When two atomic nuclei smash into each other with high enough energy, they will fuse into a single nucleus – which is lighter than the combined mass of the original nuclei.

As Einstein described in his most famous equation, E=mc2, this lost mass is converted into a vast amount of energy.

Nuclear fusion could be a silver bullet for our energy problems.

In nature, fusion takes place in the extreme temperatures and pressures of stellar cores. Over the past few decades, physicists have explored how the same process could be harnessed on Earth. 

To initiate fusion, researchers often use a reactor shaped like a hollow donut, named a “tokamak.” Using powerful magnets, containing coils of current-carrying wire, these devices are designed to confine a plasma of hydrogen nuclei to their inner walls. 

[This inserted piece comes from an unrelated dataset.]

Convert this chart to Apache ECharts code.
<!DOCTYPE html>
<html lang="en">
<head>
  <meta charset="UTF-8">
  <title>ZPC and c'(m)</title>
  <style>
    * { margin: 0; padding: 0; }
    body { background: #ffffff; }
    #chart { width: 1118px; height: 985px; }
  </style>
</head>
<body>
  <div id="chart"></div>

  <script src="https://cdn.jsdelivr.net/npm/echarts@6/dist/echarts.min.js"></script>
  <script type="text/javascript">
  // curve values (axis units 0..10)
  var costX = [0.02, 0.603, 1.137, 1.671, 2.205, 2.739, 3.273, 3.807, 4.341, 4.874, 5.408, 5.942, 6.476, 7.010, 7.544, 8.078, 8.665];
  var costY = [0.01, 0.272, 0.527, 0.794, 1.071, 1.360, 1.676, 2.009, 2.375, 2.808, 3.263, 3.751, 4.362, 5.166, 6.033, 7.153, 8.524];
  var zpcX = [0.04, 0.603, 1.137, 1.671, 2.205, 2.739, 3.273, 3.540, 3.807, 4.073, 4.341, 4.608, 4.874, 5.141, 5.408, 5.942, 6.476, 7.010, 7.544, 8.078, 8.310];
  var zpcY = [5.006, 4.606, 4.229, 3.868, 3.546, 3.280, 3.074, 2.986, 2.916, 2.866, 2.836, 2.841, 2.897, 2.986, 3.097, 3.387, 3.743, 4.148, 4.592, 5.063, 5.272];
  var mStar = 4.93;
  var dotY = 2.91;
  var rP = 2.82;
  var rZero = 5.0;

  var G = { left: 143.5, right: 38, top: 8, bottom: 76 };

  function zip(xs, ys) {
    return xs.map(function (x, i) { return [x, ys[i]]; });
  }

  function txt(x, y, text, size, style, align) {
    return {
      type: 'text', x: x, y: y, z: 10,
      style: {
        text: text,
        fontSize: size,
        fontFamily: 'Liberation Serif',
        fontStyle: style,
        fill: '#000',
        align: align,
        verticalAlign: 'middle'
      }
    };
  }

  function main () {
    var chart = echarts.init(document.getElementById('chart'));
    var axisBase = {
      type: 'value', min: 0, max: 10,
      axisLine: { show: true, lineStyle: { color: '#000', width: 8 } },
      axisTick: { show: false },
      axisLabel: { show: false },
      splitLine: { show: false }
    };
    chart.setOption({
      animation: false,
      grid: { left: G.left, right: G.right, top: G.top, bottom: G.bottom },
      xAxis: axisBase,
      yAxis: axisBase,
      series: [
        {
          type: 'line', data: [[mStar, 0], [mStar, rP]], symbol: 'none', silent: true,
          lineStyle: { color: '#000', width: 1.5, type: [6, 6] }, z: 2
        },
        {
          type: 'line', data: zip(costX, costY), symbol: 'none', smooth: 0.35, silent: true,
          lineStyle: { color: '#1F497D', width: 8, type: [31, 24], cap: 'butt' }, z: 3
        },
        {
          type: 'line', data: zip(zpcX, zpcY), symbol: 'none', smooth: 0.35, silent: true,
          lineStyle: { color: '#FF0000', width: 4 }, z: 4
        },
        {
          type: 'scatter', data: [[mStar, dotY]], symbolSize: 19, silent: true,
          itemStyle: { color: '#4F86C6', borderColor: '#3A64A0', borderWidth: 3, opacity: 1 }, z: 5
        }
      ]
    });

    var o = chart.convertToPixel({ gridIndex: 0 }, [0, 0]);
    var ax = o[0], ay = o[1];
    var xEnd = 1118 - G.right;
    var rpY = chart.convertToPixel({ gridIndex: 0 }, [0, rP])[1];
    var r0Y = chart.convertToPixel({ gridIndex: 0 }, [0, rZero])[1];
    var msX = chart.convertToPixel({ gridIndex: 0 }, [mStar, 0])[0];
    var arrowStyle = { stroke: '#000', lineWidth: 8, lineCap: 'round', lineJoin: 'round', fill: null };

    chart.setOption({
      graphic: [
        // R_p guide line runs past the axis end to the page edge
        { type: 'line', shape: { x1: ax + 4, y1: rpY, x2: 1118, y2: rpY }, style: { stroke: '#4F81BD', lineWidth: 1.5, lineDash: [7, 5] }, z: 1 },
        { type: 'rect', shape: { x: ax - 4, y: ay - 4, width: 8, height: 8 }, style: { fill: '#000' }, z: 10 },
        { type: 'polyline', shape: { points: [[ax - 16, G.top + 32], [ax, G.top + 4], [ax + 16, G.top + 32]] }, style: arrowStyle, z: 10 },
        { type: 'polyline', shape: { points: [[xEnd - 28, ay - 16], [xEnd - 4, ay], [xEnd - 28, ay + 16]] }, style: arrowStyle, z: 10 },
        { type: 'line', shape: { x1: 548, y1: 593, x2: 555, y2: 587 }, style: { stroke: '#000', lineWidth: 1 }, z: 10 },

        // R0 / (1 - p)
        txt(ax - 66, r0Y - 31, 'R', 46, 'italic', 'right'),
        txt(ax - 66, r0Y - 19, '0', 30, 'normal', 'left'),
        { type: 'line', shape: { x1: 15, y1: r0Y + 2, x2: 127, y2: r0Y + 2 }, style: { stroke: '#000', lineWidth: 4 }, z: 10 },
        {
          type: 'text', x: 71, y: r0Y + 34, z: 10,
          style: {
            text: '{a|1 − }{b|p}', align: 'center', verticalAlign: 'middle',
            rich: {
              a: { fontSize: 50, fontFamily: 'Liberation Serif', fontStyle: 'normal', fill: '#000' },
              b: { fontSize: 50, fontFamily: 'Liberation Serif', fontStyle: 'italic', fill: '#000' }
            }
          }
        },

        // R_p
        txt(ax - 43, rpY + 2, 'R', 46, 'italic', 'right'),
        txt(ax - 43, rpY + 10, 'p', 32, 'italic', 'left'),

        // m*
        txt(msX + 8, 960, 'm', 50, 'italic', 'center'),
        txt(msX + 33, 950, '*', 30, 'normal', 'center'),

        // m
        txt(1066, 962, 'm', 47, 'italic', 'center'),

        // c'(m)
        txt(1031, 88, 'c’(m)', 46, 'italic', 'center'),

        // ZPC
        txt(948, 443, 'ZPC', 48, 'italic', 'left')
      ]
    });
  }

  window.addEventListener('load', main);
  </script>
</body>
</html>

If confined for long enough, the hydrogen can become hot and energetic enough to fuse into helium — releasing a huge amount of energy.

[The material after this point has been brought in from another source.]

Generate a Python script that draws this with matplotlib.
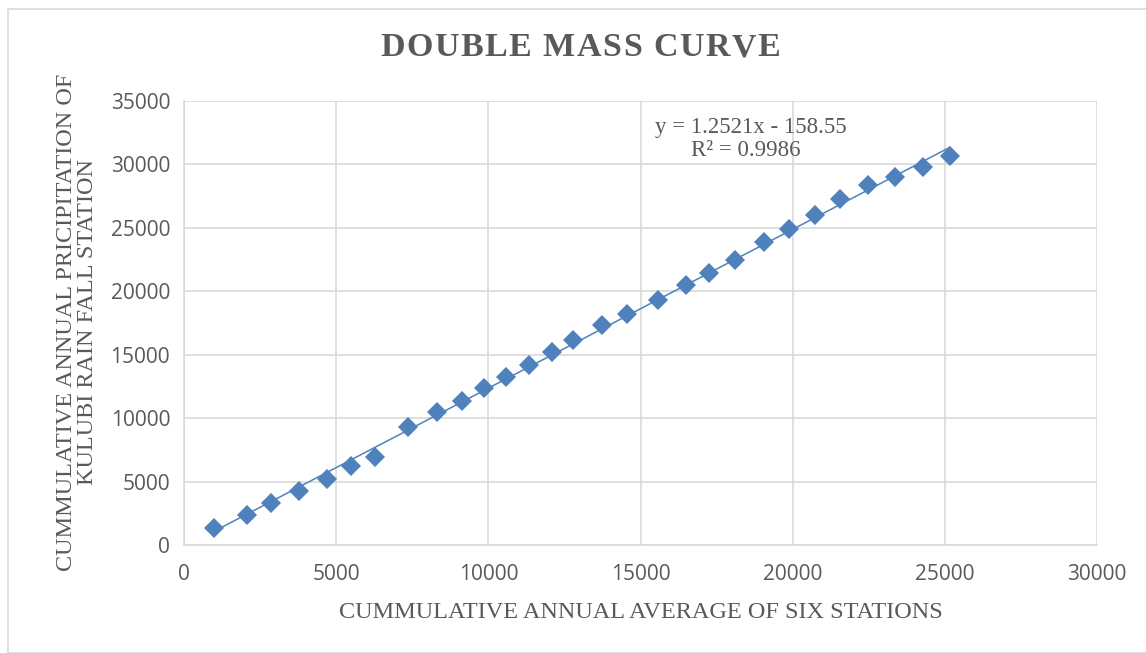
import matplotlib
matplotlib.use("Agg")
import matplotlib.pyplot as plt
from matplotlib.patches import Rectangle
import numpy as np

avg_six = [986, 2070, 2860, 3780, 4700, 5490, 6277, 7361, 8314, 9136, 9859,
           10582, 11338, 12094, 12784, 13737, 14558, 15577, 16497, 17253,
           18107, 19060, 19882, 20736, 21558, 22478, 23365, 24285, 25173]
kulubi = [1340, 2365, 3310, 4257, 5203, 6227, 6937, 9300, 10484, 11351, 12376,
          13243, 14189, 15214, 16159, 17342, 18209, 19312, 20495, 21441,
          22466, 23884, 24909, 26012, 27273, 28377, 29008, 29796, 30663]
slope = 1.2521
intercept = -158.55
r2 = 0.9986
x_ticks = [0, 5000, 10000, 15000, 20000, 25000, 30000]
y_ticks = [0, 5000, 10000, 15000, 20000, 25000, 30000, 35000]
title = "DOUBLE MASS CURVE"

W, H = 1146, 653
fig = plt.figure(figsize=(W / 100, H / 100), dpi=100)
ax = fig.add_axes([184 / W, 1 - 545 / H, (1097 - 184) / W, (545 - 101) / H])

blue = "#4F81BD"
grid = "#D9D9D9"
tick_col = "#595959"
serif = "Liberation Serif"

xs = np.array([min(avg_six), max(avg_six)])
ax.plot(xs, slope * xs + intercept, color=blue, lw=1.1, zorder=2)
ax.plot(avg_six, kulubi, ls="none", marker="D", ms=10, color=blue,
        markeredgewidth=0, zorder=3)

ax.set_xlim(0, 30000)
ax.set_ylim(0, 35000)
ax.set_xticks(x_ticks)
ax.set_yticks(y_ticks)
ax.grid(True, color=grid, lw=1.2, zorder=0)
ax.set_axisbelow(True)
for s in ["top", "right"]:
    ax.spines[s].set_visible(False)
for s in ["bottom", "left"]:
    ax.spines[s].set_color(grid)
    ax.spines[s].set_linewidth(1.2)
ax.tick_params(length=0, labelsize=15, labelcolor=tick_col)
ax.tick_params(axis="x", pad=14)
ax.tick_params(axis="y", pad=10)
for lab in ax.get_xticklabels() + ax.get_yticklabels():
    lab.set_fontfamily("Open Sans")

# title with slight letter spacing
fig.canvas.draw()
renderer = fig.canvas.get_renderer()
tfs = 24.5
extra = 1.5
widths = []
for ch in title:
    if ch == " ":
        t = fig.text(0, 0, "x x", fontsize=tfs, fontweight="bold", family=serif)
        t2 = fig.text(0, 0, "xx", fontsize=tfs, fontweight="bold", family=serif)
        w = t.get_window_extent(renderer).width - t2.get_window_extent(renderer).width
        t.remove(); t2.remove()
    else:
        t = fig.text(0, 0, ch, fontsize=tfs, fontweight="bold", family=serif)
        w = t.get_window_extent(renderer).width
        t.remove()
    widths.append(w)
total = sum(widths) + extra * (len(title) - 1)
x = 580 - total / 2
for ch, w in zip(title, widths):
    if ch != " ":
        fig.text(x / W, 1 - 48 / H, ch, ha="left", va="center", fontsize=tfs,
                 fontweight="bold", family=serif, color="#595959")
    x += w + extra

fig.text(641 / W, 1 - 613 / H, "CUMMULATIVE ANNUAL AVERAGE OF SIX STATIONS",
         ha="center", va="center", fontsize=17.5, family=serif, color=tick_col)
fig.text(77 / W, 1 - 322 / H,
         "CUMMULATIVE ANNUAL PRICIPITATION OF\nKULUBI RAIN FALL STATION",
         ha="center", va="center", rotation=90, fontsize=17.5, family=serif,
         color=tick_col, linespacing=1.0)
fig.text(751 / W, 1 - 127 / H, f"y = {slope}x - {abs(intercept)}",
         ha="center", va="center", fontsize=16.5, family=serif, color=tick_col)
fig.text(746 / W, 1 - 150 / H, f"R² = {r2}",
         ha="center", va="center", fontsize=16.5, family=serif, color=tick_col)

fig.patches.append(Rectangle((8 / W, 0), 1.2, 1 - 9 / H, transform=fig.transFigure,
                             fill=False, edgecolor=grid, lw=1.2))
fig.savefig("out.png", dpi=100)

The challenge: In theory, the energy released in the process could then be harvested to sustain the reaction indefinitely. In practice, however, current tokamak designs can’t confine plasma for more than a few seconds at the extreme temperatures needed to initiate fusion. 

Some physicists think this challenge could be overcome using a spherical tokamak – shaped more like a cored apple than a donut. 

With a far smaller volume than existing designs, this tokamak would be better suited for initiating fusion, with the added benefit of lower construction costs. Yet in order to fit inside the smaller hole in the centres of spherical tokamaks, the magnets in these reactors will also need to be smaller and more powerful than those in their larger, donut-shaped counterparts.

Spherical tokamaks may be able to confine plasma longer than donut-shaped ones.

In existing tokamak designs, magnets often contain tightly-wound wire coils. These can be made from copper, or from low-temperature superconductors, which allow electrical currents to flow through them with zero resistance, but only at temperatures close to absolute zero. 

In either case, the wires need to be very well insulated, through a costly, error-prone process.

Superconductors: New materials are now being developed that can maintain their superconducting properties at ever higher temperatures — potentially unlocking the new fusion reactor designs. 

In a new study, researchers led by Yuhu Zhai at the Princeton Plasma Physics Laboratory designed a new system for generating magnetic fields suitable for a spherical tokamak. 

Their design was based on a new type of high-temperature superconducting cable: a copper core, wrapped in a spiralling superconducting tape. Without any insulation, the researchers spun the cable into a two-layer coil, forming a magnet just 1.6 centimetres across – small enough to be conveniently slotted into the middle of a spherical tokamak. 

The new magnet system could be turned on for longer periods and be easier to repair.

With its ability to convey highly concentrated currents at higher temperatures, Zhai’s team calculated that their coil could realistically generate magnetic fields strong enough to confine plasma within a small spherical reactor. 

Their approach also had an array of further benefits: since the cable didn’t heat up as quickly as raw copper or low-temperature superconductors, the magnet could be turned on for longer periods without overheating. 

In addition, it could operate completely independently from the rest of the tokamak – meaning the coil could be easily taken out and repaired, without any need to re-assemble other parts of the reactor. 

Compact fusion: Together, these factors make the team’s magnet ideal for use in future fusion power plants, which would theoretically confine plasma for several months at a time, before routine inspections and repairs are needed.

There are still some technology-related issues that need to be ironed out before researchers can begin to use spherical tokamaks in real fusion experiments. Yet with their innovative design of a powerful, compact, high-temperature superconducting magnet, Zhai’s team hopes that physicists will soon be well on the way to making these experiments a reality in the near future. 

If the spherical tokamak can be perfected, our society may come one step closer to harvesting the power of the stars on Earth.